Let there be light, said Giorgio Armani for his 20th anniversary Armani Privé show. The Italian designer’s haute couture collection, presented at the gilded Palazzo Armani salon in Paris, was titled Lumieres, which translates to “lights”. Indeed, as some 90 elegant ensembles came down the runway, a sparkle could be found here and there. The show opened with relaxed yet refined jackets, trousers and vests in shining silk. Armani’s fascination with various material cultures across China, India, Polynesia, Japan and North Africa was apparent in the collection’s soft colours, striking silhouettes and elaborate patterns. The collection’s handcrafted embroideries, drawn from “the opulence of India” as mentioned in the show notes, covered entire ensembles in glittering crystals and beads depicting floral and paisley patterns. Japan’s “linear elegance”, meanwhile, could be found in the fine micro pleating of Armani’s strapless gowns. The show closed with the 90-year-old designer himself, walking down the runway with his Armani bride clad in a flowing, beaded caftan jacket and a crystal-embellished headpiece—a woman “illuminated by a clear, lunar light”. 

Schiaparelli

Schiaparelli Spring/Summer 2025 haute couture at Paris Fashion Week
Schiaparelli Spring/Summer 2025 haute couture
Kendall Jenner at the Schiaparelli Spring/Summer 2025 haute couture show at Paris Fashion Week
Kendall Jenner at the Schiaparelli Spring/Summer 2025 haute couture show

“I’m so tired of everyone constantly equating modernity with simplicity.
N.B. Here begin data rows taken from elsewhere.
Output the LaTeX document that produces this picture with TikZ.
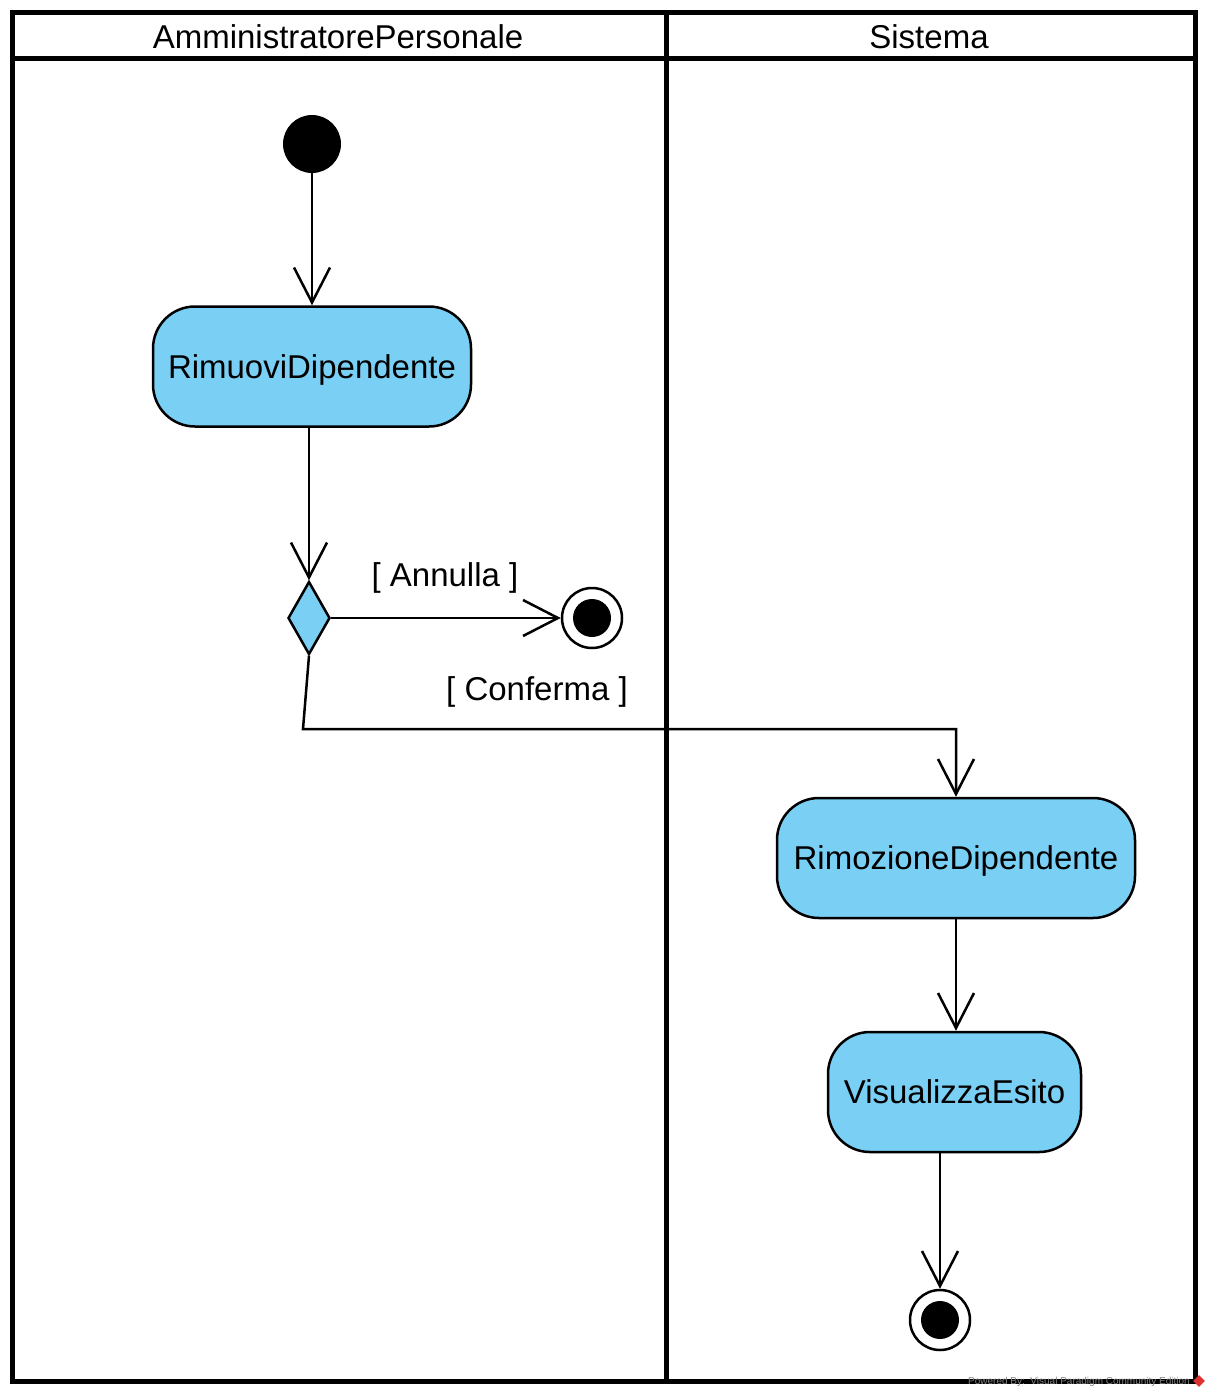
\documentclass[tikz,border=0pt]{standalone}
\usepackage{fontspec}
\setmainfont{Liberation Sans}
\usetikzlibrary{arrows.meta,shapes.geometric}
\definecolor{actfill}{RGB}{122,207,245}
\definecolor{vpred}{RGB}{220,50,50}
\begin{document}
\begin{tikzpicture}[x=1pt,y=-1pt,
  font=\fontsize{33}{40}\selectfont,
  frameline/.style={line width=5pt},
  conn/.style={line width=2.5pt},
  arr/.style={conn,-{Straight Barb[length=35pt,width=36pt,line width=2.5pt]}},
  act/.style={draw,line width=2.5pt,fill=actfill,rounded corners=42pt,inner sep=0pt,minimum height=120pt,text depth=0pt},
  initnode/.style={circle,fill=black,minimum size=58pt,inner sep=0pt},
  finalnode/.style={circle,draw,line width=2.5pt,fill=white,minimum size=60pt,inner sep=0pt},
  decision/.style={diamond,draw,fill=actfill,line width=2.5pt,minimum width=42pt,minimum height=73pt,inner sep=0pt},
  guard/.style={inner sep=0pt,text depth=0pt}]
\useasboundingbox (0,0) rectangle (1212,1398);
% swimlane frame
\draw[frameline] (12,12) rectangle (1195,1381);
\draw[frameline] (12,58) -- (1195,58);
\draw[frameline] (666,12) -- (666,1381);
\node (hA) at (338,37) {AmministratorePersonale};
\node (hS) at (929,37) {Sistema};
% nodes
\node[initnode] (init) at (312,144) {};
\node[act,minimum width=318pt] (rim) at (312,366.5) {RimuoviDipendente};
\node[decision] (dec) at (309,618) {};
\node[finalnode] (fin1) at (592,618) {};
\fill (fin1.center) circle[radius=19pt];
\node[act,minimum width=358pt] (rimoz) at (956,858) {RimozioneDipendente};
\node[act,minimum width=253pt] (vis) at (954.5,1092) {VisualizzaEsito};
\node[finalnode] (fin2) at (940,1320) {};
\fill (fin2.center) circle[radius=19pt];
% guards
\node[guard] (gA) at (445,575) {[ Annulla ]};
\node[guard] (gC) at (537,689) {[ Conferma ]};
% connectors
\coordinate (bend) at (303,729);
\draw[arr] (init) -- (rim.north);
\draw[arr] (rim.south -| dec.north) -- (dec.north);
\draw[arr] (dec.east) -- (fin1.west);
\draw[arr] (dec.south) -- (bend) -- (bend -| rimoz.north) -- (rimoz.north);
\draw[arr] (rimoz.south) -- (rimoz.south |- vis.north);
\draw[arr] (vis.south -| fin2.north) -- (fin2.north);
% watermark
\node[text=gray,font=\fontsize{10}{11}\selectfont,anchor=east,inner sep=0pt] (wm) at (1190,1382) {Powered By:\ \ Visual Paradigm Community Edition};
\node[diamond,fill=vpred,minimum size=12pt,inner sep=0pt] (logo) at (1199,1381) {};
\end{tikzpicture}
\end{document}
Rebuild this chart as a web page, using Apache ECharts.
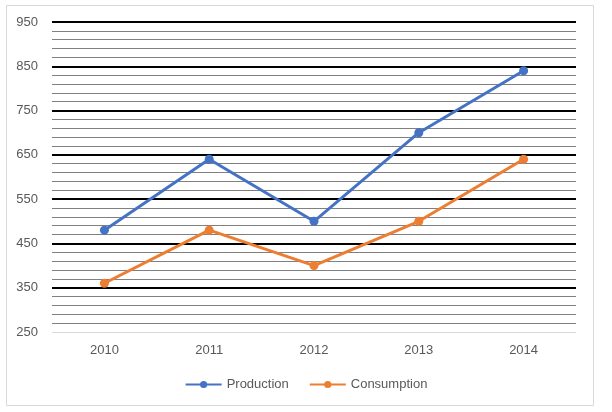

Can’t the new also be worked, be baroque, be extravagant?” asked Daniel Roseberry while backstage at the Schiaparelli Spring/Summer 2025 haute couture show. The designer answered himself: his Icarus collection featured extreme silhouettes, largely achieved by tight corsets that the likes of Kendall Jenner, Alex Consani and Mona Tougaard could walk in. Some of these corsets came with structured, almost alien-like hip bones that further emphasised the models’s hourglass figures. (The hourglass is significant to the house of Schiaparelli which, in 1937, launched its Shocking perfume in a bottle shaped like Mae West’s figure.) In rejection of minimalism, Roseberry lavished his designs with embroidery, feathers, pearls and beautiful beadwork. He also used sumptuous fabrics like duchess satin and tulle, which were favoured by couturiers of the last century (think Madame Grès, Charles Frederick Worth, Paul Poiret all of whom Roseberry referenced for his collection). The fabrics were further worked upon with draping and pleating—resulting in marvellous designs that are worth more than a second look.

Dior

Dior Spring/Summer 2025 haute couture show at Paris Fashion Week
Dior Spring/Summer 2025 haute couture
Dior Spring/Summer 2025 haute couture show at Paris Fashion Week
Dior Spring/Summer 2025 haute couture

Ahead of Dior’s Spring/Summer 2025 haute couture show, the maison revealed a key inspiration for the collection: Dorothea Tanning’s 1943 painting, Eine Kleine Nachtmusik. The American artist, as well as fellow artist Leonor Fini, brought a woman’s point of view to the Surrealist art movement—which about sums up how their work caught the attention of Dior creative director Maria Grazia Chiuri. Also on Chiuri’s moodboard is Lewis Carroll’s Alice in Wonderland, which made her reflect “on the moment of transition between childhood and adulthood and how this moment is represented in a transformation of what we wear.” At Dior’s fashion show in the Musée Rodin, Chiuri turned models into “punk Alices” with feather headpieces fashioned like mohawks. What they wore was less rebellious: models were fitted into corsets, cage skirts and tailcoats, paired with romantic touches like lace culottes, sheer panels and puff sleeves. The whimsical lampshade dresses stood out with their visible crinolines; they were inspired by Christian Dior’s Cigale dress from the 1950s, which was updated by Chiuri with a shorter hemline. Chiuri also looked to Yves Saint Laurent’s 1958 Trapèze collection for Dior, resulting in elegant silk coats and dresses with loose, liberating silhouettes. As models walked along the runway, lined with Indian artist Rithika Merchant’s colourful artwork, their mini crinoline dresses trailed with ribbons of fabric—a nod to the unravelling dresses worn by the two young girls in Tanning’s painting.

This article was last updated on 31 January 2025.